CIUDAD DE MÉXICO (apro).- Uno de los comunes denominadores del presidencialismo autoritario frente a los movimientos sociales, es su intolerancia a la profanación de aquellos actos emblemáticos del poder que, como parte de la parafernalia propagandística, revisten al mandatario en turno.
En el régimen hegemónico, el 1 de septiembre de cada año, la entrega del informe de gobierno era objeto de un ritual que incluía asueto, transmisión en vivo del mensaje y una vez terminado, la salutación que las diferentes cúpulas de poder protagonizaban, acudiendo a Palacio Nacional. La fecha era designada “el día del Presidente” y la salutación conocida como “el besamanos”, una reminiscencia de las formas monárquicas.
El discurso del presidente incluía mensajes políticos que definían ciertos aspectos, para los entendedores, de lo que estaba por venir. Era la famosa lectura entrelíneas.
Así, en su informe de 1968, Gustavo Díaz Ordaz dio forma a lo que cuatro días antes se anticipó en el desalojo de estudiantes del Zócalo con la fuerza del ejército, porque osaron amagar con su permanencia hasta el “Día del Presidente”. Fue cuando quedó públicamente anunciado el destino sangriento que un mes después se sellaría en la represión más significativa del régimen hegemónico en la Plaza de las Tres Culturas.
Los sectores y organizaciones del PRI, a los que se designaba en la jerga oficial como “las fuerzas vivas de la revolución”, apoyaron a Díaz Ordaz y, el Congreso, simulación parlamentaria bajo control presidencial, le recomendó el uso de la fuerza para la pretendida legitimidad.
Las expresiones de unidad en torno a los presidentes suelen repetirse hasta nuestros días como parte de los rituales, así sea reeditados o modernizados, del presidencialismo mexicano.
En aquel tiempo, hasta una asociación de periodistas apoyaba a Díaz Ordaz en su represión, como en los sexenios recientes hemos visto ejemplos similares: una iniciativa de medios apoyó a Felipe Calderón en su discurso securitario; la CTM y los sindicatos corporativos, avalaron a Peña Nieto en la reforma laboral.
Los organismos empresariales pidieron represión en plenas movilizaciones magisteriales, acusando perdidas que cuantificaban conforme a parámetros ignotos, igual que en 1968; demandaron la intervención contra la CNTE que el 1 de septiembre de 2013 acampaba en el Zócalo, obligando a Peña Nieto a rendir su mensaje con motivo del Informe bajo una carpa de boda en los patios de Los Pinos.

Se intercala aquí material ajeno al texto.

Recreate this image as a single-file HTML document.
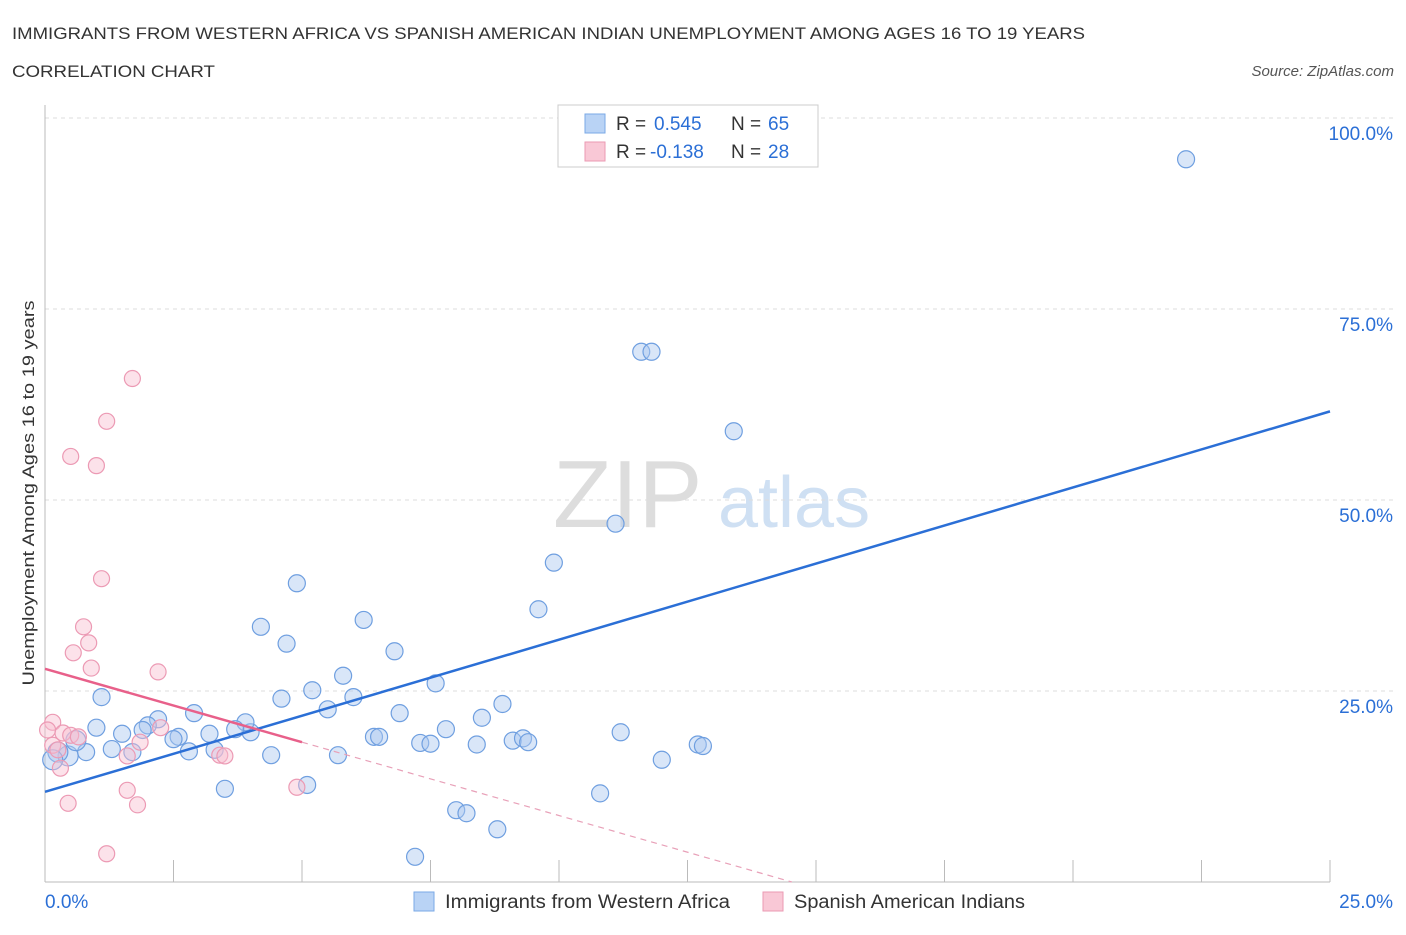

El 13 de septiembre de 2013, con un argumento patriotero que reclamaba el Zócalo para la realización de su primera ceremonia del Grito y el posterior desfile militar, Peña ordenó el desalojo del campamento. Y aunque los profesores inconformes se retiraban en paz y ordenadamente, la golpiza fue inevitable, cobro de la afrenta del 1 de septiembre.
“El Grito” fue usado por Díaz Ordaz para alegar un amago a la soberanía y un intento golpista, sólo porque el Consejo Nacional de Huelga pidió a Heberto Castillo, protagonizar una ceremonia patria en Ciudad Universitaria. Se los cobró con la ocupación militar de la UNAM, que justo hoy cumple 50 años. Peña Nieto y su gabinete, arengaron por la fiesta patria, configurando en la CNTE a un extraño enemigo: “inercias y resistencias que deben vencerse”. Los profesores habían “secuestrado la educación”, no debía permitírseles secuestrar la fiesta nacional.
Díaz Ordaz hizo lo que sabemos, y Peña Nieto pudo dar ese y todos sus gritos, llenando la Plaza de la Constitución aclamado con la porra clientelar y despliegues de seguridad para evitar las protestas, haciendo gala del exceso y despilfarro.
Triunfos momentáneos. Uno y otro, toda proporción guardada en los saldos sangrientos, usaron sus símbolos, se impusieron por la fuerza del ejército, pero sólo lograron el desprecio de la sociedad, un vergonzante paso a la historia.